A l’occasion de l’édition 2017 du festival «L’été danse au CDC», Nans Martin présente sa troisième création, D’œil et d’oubli. Après Parcelles, ce dernier spectacle met en oeuvre trois idées qu’expriment autant de mouvements particuliers : traverser et être traversé ; frapper ; se lever et se tenir debout. D’œil et d’oubli reprend pour partie ces mêmes données chorégraphiques pour tenter de faire le récit d’une absence qui peut déterminer une existence.
D’œil et d’oubli : l’intimité
Pièce pour six interprètes et un compositeur, D’œil et d’oubli prolonge sur scène une succession d’événements personnels ayant marqué l’intimité même de Nans Martin. D’œil et d’oubli s’efforce donc de donner sens et consistance à ce matériau biographique. Comment donner forme à ses souvenirs qui ne sont que sensations fugitives, images évanescentes, ou reconstructions sensibles approximatives d’événements passés ? Comment faire partager au public ces souvenirs individuels dont la nature intime tend à échapper à toute formulation précise ?
Dans D’œil et d’oubli, le corps du danseur se révèle le moyen évident d’exprimer ce passé enfoui que la mémoire individuelle peine à livrer. Peut-être le corps est-il le seul la seule surface d’inscription fiable d’une suite d’événements personnels disparus, que Nans Martin veut restituer sur scène. Leur absence même semble pouvoir être exprimé par le corps dont la sensation est le seul moyen d’expression. Car que peut-il y avoir de plus fiable et juste que ces moments où le corps de chacun fléchit ou se fortifie, se défend ou renonce, symptômes d’une raison aux prises avec le passé ?

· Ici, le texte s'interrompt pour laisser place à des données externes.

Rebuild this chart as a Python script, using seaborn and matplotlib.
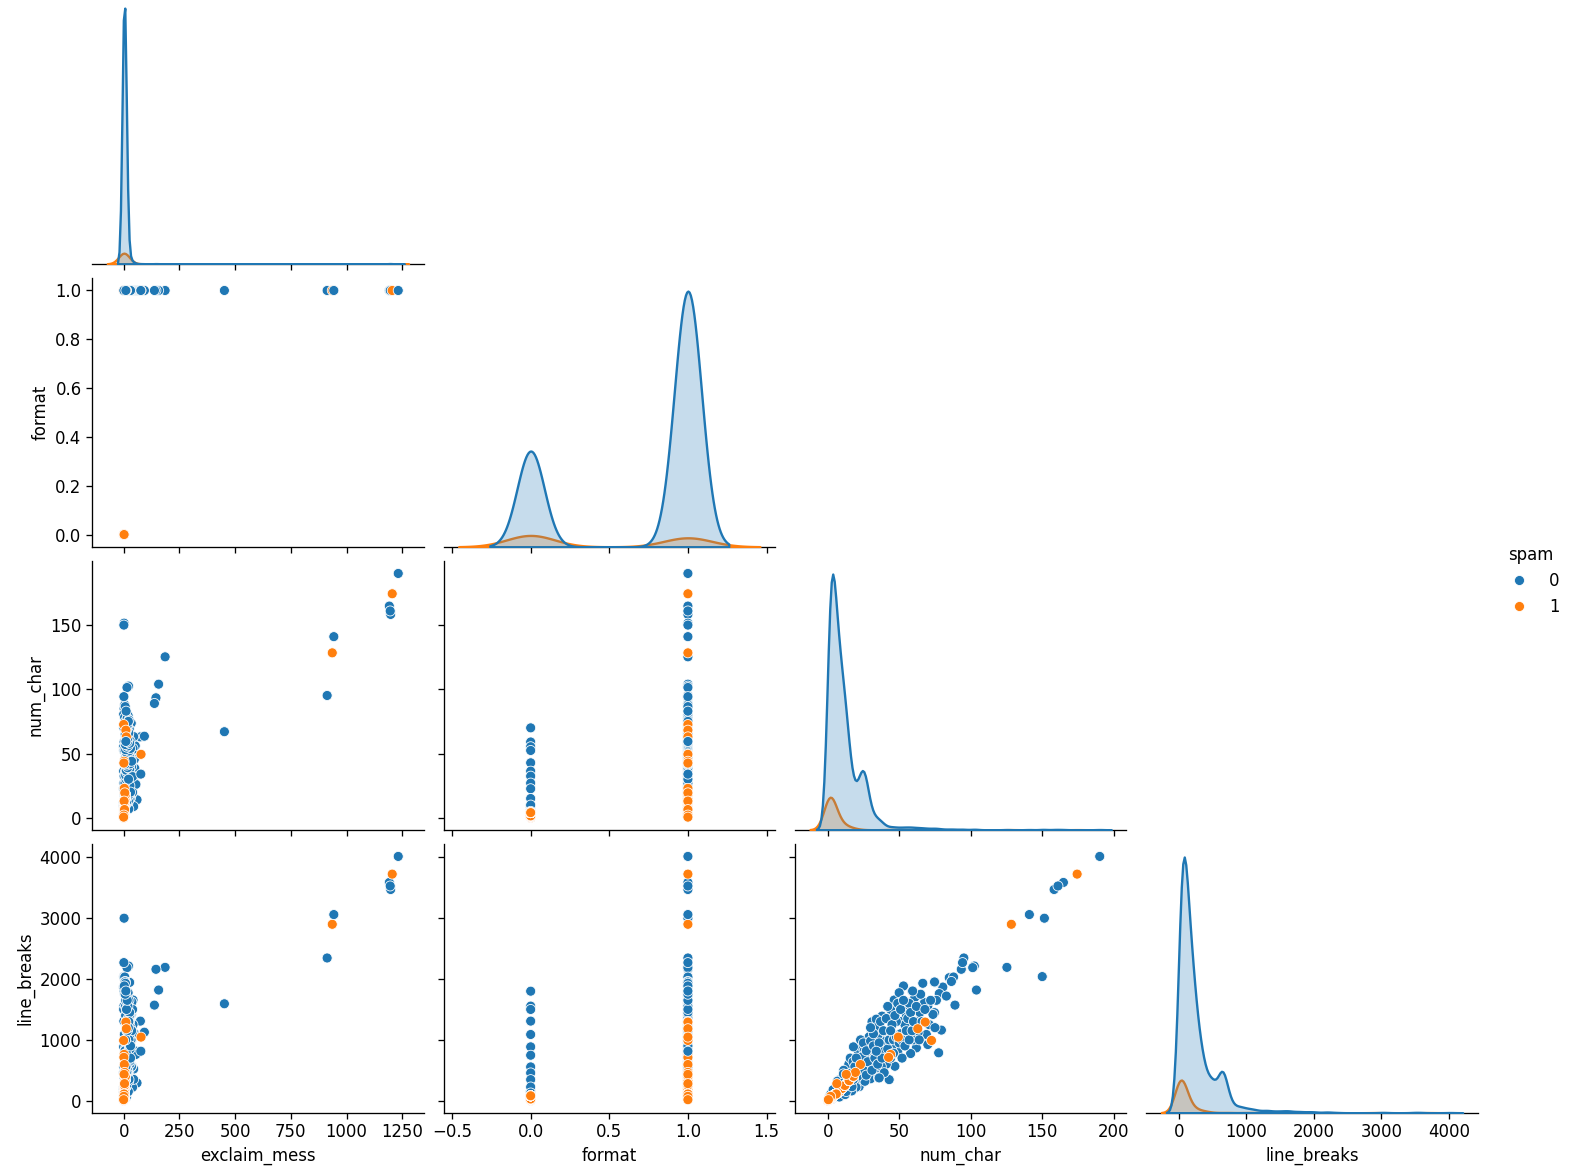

D’œil et d’oubli : l’absence
Si D’œil et d’oubli se présente comme le récit d’une existence qui n’est plus présente à elle-même, celle-ci trouve toutefois un point d’appui dans la «mémoire du corps». Le corps sentant met au contact du passé et le prolonge rendant possible la reconstruction rétrospective d’une histoire personnelle. Nans Martin peut alors tenter de retrouver au sein du présent le plus immédiat ces divers instants disparus et «inventer une forme, un espace, une durée» qui puissent manifester sur scène cette absence fondamentale.
 Dans D’œil et d’oubli, Nans Martin incite le spectateur à prêter attention à ces moments apparemment indicibles qu’essaie de retrouver la conscience individuelle, en recourant à des procédés chorégraphiques qui permettent aux spectateurs de changer de point de vue au travers de la seule mise en scène des corps. La chorégraphie D’œil et d’oubli conduit ainsi les spectateurs à se représenter l’absence au coeur de toute existence.